Loving the art deco style in the furniture! It was created during what some consider to be the best time in France for creativity.
“Le Chambre de Van Gogh a Arles” – Vincent Van Gogh, 1889
“L’Eglise d”Aubers-sur-Oise, vue du chevet” – Vincent Van Gogh, 1890
“La Danse au Moulin Rouge” – Henri Toulouse-Lautrec, 1895
(This was Patrick’s favourite, and I loved it! Toulouse-Lautrec was the primary artist for the Moulin Rouge at the time. He drew/painted all of the famous posters!)

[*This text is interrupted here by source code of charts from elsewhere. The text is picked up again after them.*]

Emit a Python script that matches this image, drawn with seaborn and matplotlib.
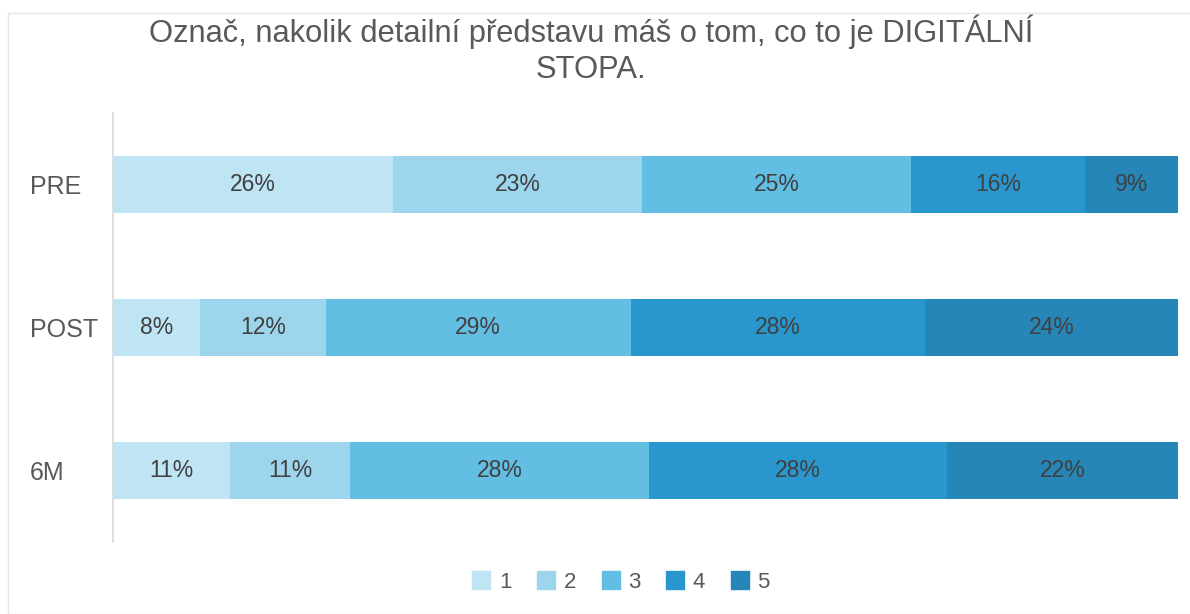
import numpy as np
import pandas as pd
import matplotlib
matplotlib.use("Agg")
import matplotlib.pyplot as plt
from matplotlib.lines import Line2D
from matplotlib.patches import Rectangle
import seaborn as sns

categories = ["PRE", "POST", "6M"]
series_names = ["1", "2", "3", "4", "5"]
s1 = [26.3, 8.2, 11.0]
s2 = [23.4, 11.8, 11.3]
s3 = [25.2, 28.6, 28.0]
s4 = [16.4, 27.6, 28.0]
s5 = [8.7, 23.8, 21.7]
title = "Označ, nakolik detailní představu máš o tom, co to je DIGITÁLNÍ\nSTOPA."
colors = ["#bfe4f3", "#9dd6ec", "#63bee3", "#2996cd", "#2586b7"]

sns.set_theme(style="white")
plt.rcParams["font.family"] = ["Liberation Sans", "DejaVu Sans"]

series = [s1, s2, s3, s4, s5]
df = pd.DataFrame({name: vals for name, vals in zip(series_names, series)}, index=categories)
cum = df.cumsum(axis=1)

fig = plt.figure(figsize=(11.9, 6.14), dpi=100)
fig.patches.append(Rectangle((8 / 1190, 0), 2, 1 - 13 / 614, transform=fig.transFigure,
                             facecolor="none", edgecolor="#e6e6e6", lw=1.0))
ax = fig.add_axes([113 / 1190, 1 - 542 / 614, (1178 - 113) / 1190, (542 - 113) / 614])

for i in range(len(series_names) - 1, -1, -1):
    name = series_names[i]
    sns.barplot(x=cum[name].values, y=categories, color=colors[i], orient="h",
                width=0.4, saturation=1, linewidth=0, ax=ax, order=categories)

for i, name in enumerate(series_names):
    for j, cat in enumerate(categories):
        v = df.loc[cat, name]
        center = cum.loc[cat, name] - v / 2
        ax.text(center, j, f"{v:.0f}%", ha="center", va="center",
                fontsize=16.5, color="#404040")

ax.set_xlim(0, 100)
ax.set_ylim(2.5, -0.5)
ax.set_xticks([])
ax.set_xlabel("")
ax.set_ylabel("")
for sp in ["top", "right", "bottom"]:
    ax.spines[sp].set_visible(False)
ax.spines["left"].set_color("#d9d9d9")
ax.spines["left"].set_linewidth(1.2)
ax.tick_params(axis="y", length=0, pad=60, labelsize=18, labelcolor="#595959")
for lbl in ax.get_yticklabels():
    lbl.set_horizontalalignment("left")

fig.text(591 / 1190, 1 - 50 / 614, title, ha="center", va="center",
         fontsize=22.2, color="#595959", linespacing=1.25)

handles = [Line2D([0], [0], marker="s", linestyle="", markersize=13,
                  markerfacecolor=c, markeredgecolor=c) for c in colors]
fig.legend(handles, series_names, loc="center", bbox_to_anchor=(620 / 1190, 1 - 582 / 614),
           ncol=5, frameon=False, fontsize=16, labelcolor="#595959",
           handlelength=1.0, handletextpad=0.3, columnspacing=1.05)

fig.savefig("out.png", dpi=100)
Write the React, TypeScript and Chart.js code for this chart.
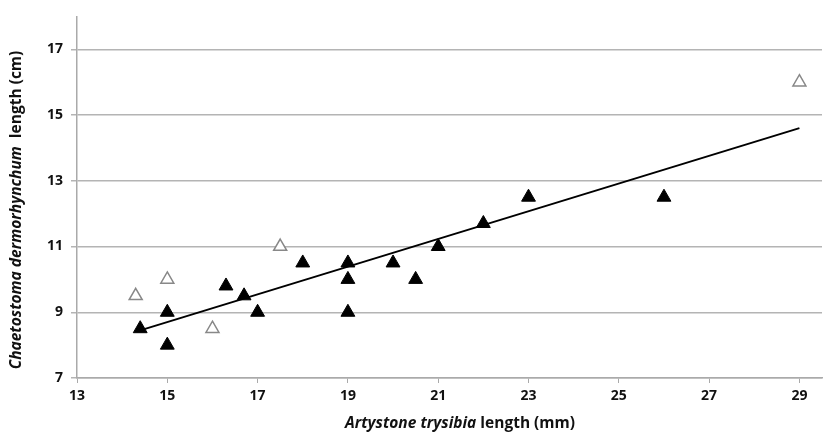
import React, { useEffect, useRef } from "react";
import { Chart, registerables } from "chart.js";

Chart.register(...registerables);

const xTicks = [13, 15, 17, 19, 21, 23, 25, 27, 29];
const yTicks = [7, 9, 11, 13, 15, 17];

const filledX = [14.4, 15, 15, 16.3, 16.7, 17, 18, 19, 19, 19, 20, 20.5, 21, 22, 23, 26];
const filledY = [8.5, 9, 8, 9.8, 9.5, 9, 10.5, 10.5, 10, 9, 10.5, 10, 11, 11.7, 12.5, 12.5];

const openX = [14.3, 15, 16, 17.5, 29];
const openY = [9.5, 10, 8.5, 11, 16];

const trendX = [14.4, 29];
const trendY = [8.45, 14.6];

const FONT = "'Open Sans', sans-serif";
const TITLE_SIZE = 15.5;

const titlePlugin = {
  id: "mixedTitles",
  afterDraw(chart: any) {
    const ctx = chart.ctx;
    const drawParts = (parts: { t: string; i: boolean }[]) => {
      let total = 0;
      const widths = parts.map((p) => {
        ctx.font = `${p.i ? "italic " : ""}bold ${TITLE_SIZE}px ${FONT}`;
        const w = ctx.measureText(p.t).width;
        total += w;
        return w;
      });
      let x = -total / 2;
      parts.forEach((p, k) => {
        ctx.font = `${p.i ? "italic " : ""}bold ${TITLE_SIZE}px ${FONT}`;
        ctx.fillText(p.t, x, 0);
        x += widths[k];
      });
    };
    ctx.save();
    ctx.fillStyle = "#111";
    ctx.textBaseline = "middle";
    ctx.textAlign = "left";
    ctx.translate(460, 424);
    drawParts([
      { t: "Artystone trysibia", i: true },
      { t: " length (mm)", i: false },
    ]);
    ctx.restore();
    ctx.save();
    ctx.fillStyle = "#111";
    ctx.textBaseline = "middle";
    ctx.textAlign = "left";
    ctx.translate(17, 210);
    ctx.rotate(-Math.PI / 2);
    drawParts([
      { t: "Chaetostoma dermorhynchum", i: true },
      { t: "  length (cm)", i: false },
    ]);
    ctx.restore();
  },
};

export default function App() {
  const ref = useRef<HTMLCanvasElement>(null);
  useEffect(() => {
    if (!ref.current) return;
    const chart = new Chart(ref.current, {
      type: "scatter",
      data: {
        datasets: [
          {
            type: "line",
            data: trendX.map((x, i) => ({ x, y: trendY[i] })),
            borderColor: "#000",
            borderWidth: 2,
            pointRadius: 0,
            fill: false,
          } as any,
          {
            data: filledX.map((x, i) => ({ x, y: filledY[i] })),
            pointStyle: "triangle",
            pointRadius: 8,
            backgroundColor: "#000",
            borderColor: "#000",
            borderWidth: 1,
          },
          {
            data: openX.map((x, i) => ({ x, y: openY[i] })),
            pointStyle: "triangle",
            pointRadius: 7.5,
            backgroundColor: "#fff",
            borderColor: "#888",
            borderWidth: 1.5,
          },
        ],
      },
      options: {
        animation: false,
        responsive: false,
        layout: { padding: { left: 0, right: 13, top: 14, bottom: 0 } },
        plugins: { legend: { display: false }, tooltip: { enabled: false } },
        scales: {
          x: {
            type: "linear",
            min: 13,
            max: 29.5,
            afterBuildTicks: (s: any) => {
              s.ticks = xTicks.map((v) => ({ value: v }));
            },
            afterFit: (s: any) => {
              s.height = 59;
            },
            grid: {
              drawOnChartArea: false,
              drawTicks: true,
              tickLength: 5,
              color: "#aaa",
            },
            border: { color: "#aaa", width: 1.5 },
            ticks: {
              color: "#111",
              font: { family: FONT, size: 14, weight: "bold" },
              padding: 5,
            },
          },
          y: {
            type: "linear",
            min: 7,
            max: 18,
            afterBuildTicks: (s: any) => {
              s.ticks = yTicks.map((v) => ({ value: v }));
            },
            afterFit: (s: any) => {
              s.width = 77;
            },
            grid: {
              drawTicks: true,
              tickLength: 6,
              color: "#b4b4b4",
              lineWidth: 1.5,
            },
            border: { color: "#aaa", width: 1.5 },
            ticks: {
              color: "#111",
              font: { family: FONT, size: 14, weight: "bold" },
              padding: 8,
            },
          },
        },
      },
      plugins: [titlePlugin],
    } as any);
    return () => chart.destroy();
  }, []);
  return (
    <div style={{ position: "fixed", left: 0, top: 0, width: 835, height: 437, background: "#fff" }}>
      <canvas ref={ref} width={835} height={437} style={{ width: 835, height: 437 }} />
    </div>
  );
}
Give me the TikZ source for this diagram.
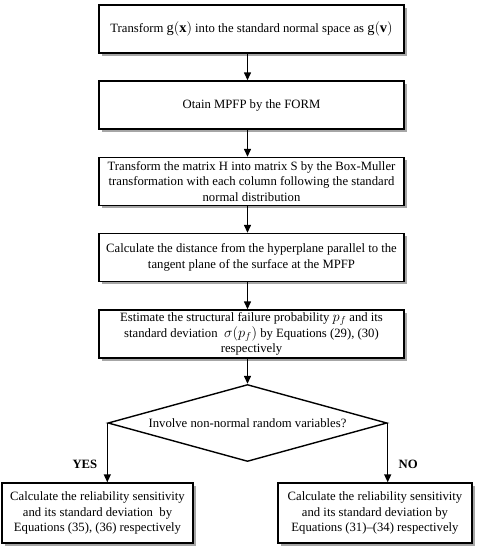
\documentclass[tikz,border=0pt]{standalone}
\usepackage{fontspec}
\setmainfont{Liberation Serif}
\usetikzlibrary{arrows.meta,shapes.geometric,shadows}

\begin{document}
\begin{tikzpicture}[x=1pt,y=-1pt,
			box/.style={draw,fill=white,line width=1.4pt,minimum width=305pt,minimum height=48pt,
				align=center,inner sep=1pt,font=\fontsize{12.7}{15.5}\selectfont,
				drop shadow={shadow xshift=2.5pt,shadow yshift=-2.5pt,fill=gray!70,opacity=1}},
			endbox/.style={box,minimum height=60pt},
			decision/.style={draw,diamond,line width=1.4pt,aspect=3.6,inner sep=0pt,
				minimum width=279pt,minimum height=77pt,font=\fontsize{12.7}{15.5}\selectfont},
			arr/.style={line width=1.4pt,-{Triangle[length=8pt,width=7pt]}}
			]
			\useasboundingbox (0,0) rectangle (485,550);
			\node[box] (trans) at (251.5,29) {Transform {\Large$\mathrm{g}(\mathbf{x})$} into the standard normal space as {\Large$\mathrm{g}(\mathbf{v})$}};
			\node[box] (form) at (251.5,105) {Otain MPFP by the FORM};
			\node[box] (boxmuller) at (251.5,181.5) {Transform the matrix H into matrix S by the Box-Muller\\ transformation with each column following the standard\\ normal distribution};
			\node[box] (dist) at (251.5,257.5) {Calculate the distance from the hyperplane parallel to the\\ tangent plane of the surface at the MPFP};
			\node[box] (prob) at (251.5,334) {Estimate the structural failure probability {\Large$p_f$} and its\\ standard deviation~ {\Large$\sigma(p_f)$} by Equations (29), (30)\\ respectively};
			\node[decision] (dec) at (247.5,423) {Involve non-normal random variables?};
			\node[endbox,minimum width=191pt] (yesbox) at (97.5,513) {Calculate the reliability sensitivity\\ and its standard deviation~ by\\ Equations (35), (36) respectively};
			\node[endbox,minimum width=194pt] (nobox) at (375,513) {Calculate the reliability sensitivity\\ and its standard deviation by\\ Equations (31)--(34) respectively};
			% main column
			\draw[arr] (trans.south -| dec.north)--(form.north -| dec.north);
			\draw[arr] (form.south -| dec.north)--(boxmuller.north -| dec.north);
			\draw[arr] (boxmuller.south -| dec.north)--(dist.north -| dec.north);
			\draw[arr] (dist.south -| dec.north)--(prob.north -| dec.north);
			\draw[arr] (prob.south -| dec.north)--(dec.north);
			% branches
			\draw[arr] (dec.west)--node[pos=0.7,left=6pt,font=\fontsize{12.7}{15.5}\selectfont\bfseries]{YES}(dec.west |- yesbox.north);
			\draw[arr] (dec.east)--node[pos=0.7,right=7pt,font=\fontsize{12.7}{15.5}\selectfont\bfseries]{NO}(dec.east |- nobox.north);
		\end{tikzpicture}
\end{document}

I will say, however, the most pleasant surprise of the entire museum was a fully restored ballroom area that reminded me of the dance/dream scene in Anastasia. Patrick and I had the room to ourselves for a couple minutes, and I sang the first verse quietly while taking pictures.
See what I mean? “And a song someone sings/ Once upon a December”
Our next stop was “Wine by One.” To get there, we walked through the “Jardin des Tuileries” which is the garden area just outside the Louvre and ate crepes!
“Wine by One” is a cute little wine bar with over 100 bottles of wine “on tap.” You load money onto your card, grab a glass, walk over to the selections, and choose a taste, 1/2 glass, or full glass of what you’d like! The cases are arranged from light to dark, with varieties from the U.S. to Argentina to Frace (of course!). The pours range anywhere from 1€50 – 14€.
After a *few* sips of wine, we walked over to Notre Dame.
We didn’t walk through, and instead opted to visit Shakespeare and Company, the bookstore where Ernest Hemingway wrote will he was in Paris. We saw all kinds of books, and sat in the “Reading Room” where the bookstore owner keeps a private collection of books which are not for sale but can be read in the “Reading Room” for no charge. Anyone is welcome to sit, read, or write there. There are no pictures allowed, but I snuck one in while no one else was looking or around (except Patrick).
We ate dinner at a super cute French restaurant that Patrick picked out, and I ate charcuterie, lamb, and apple tart. The rose wine was also quite tasty.
No matter how tasty the wine, Patrick was starting to feel sad about leaving Paris in the morning.
After dinner, we went to the river to take a cruise down the River Seine in the heart of Paris. I took about 800 pictures. The tickets were reasonable (about 13€50), and the cruise lasted just over an hour. We went as dusk (around 10pm) and were even able to see the Eiffel Tower light up! Note: The Eiffel Tower ONLY lights up on the HOUR for 5 minutes.
There were GORGEOUS views from the boat. Interesting fact: Notre Dame is also known as “Point Zero,” and resides on an island. All of Paris is built essentially in a snail shape around it.
When our boat tour finished, we walked to the Eiffel Tower. That’s right. I STOOD NEXT TO THE EIFFEL TOWER. What a surreal experience. Patrick was such a gracious guide and shared all of his tips about seeing the city.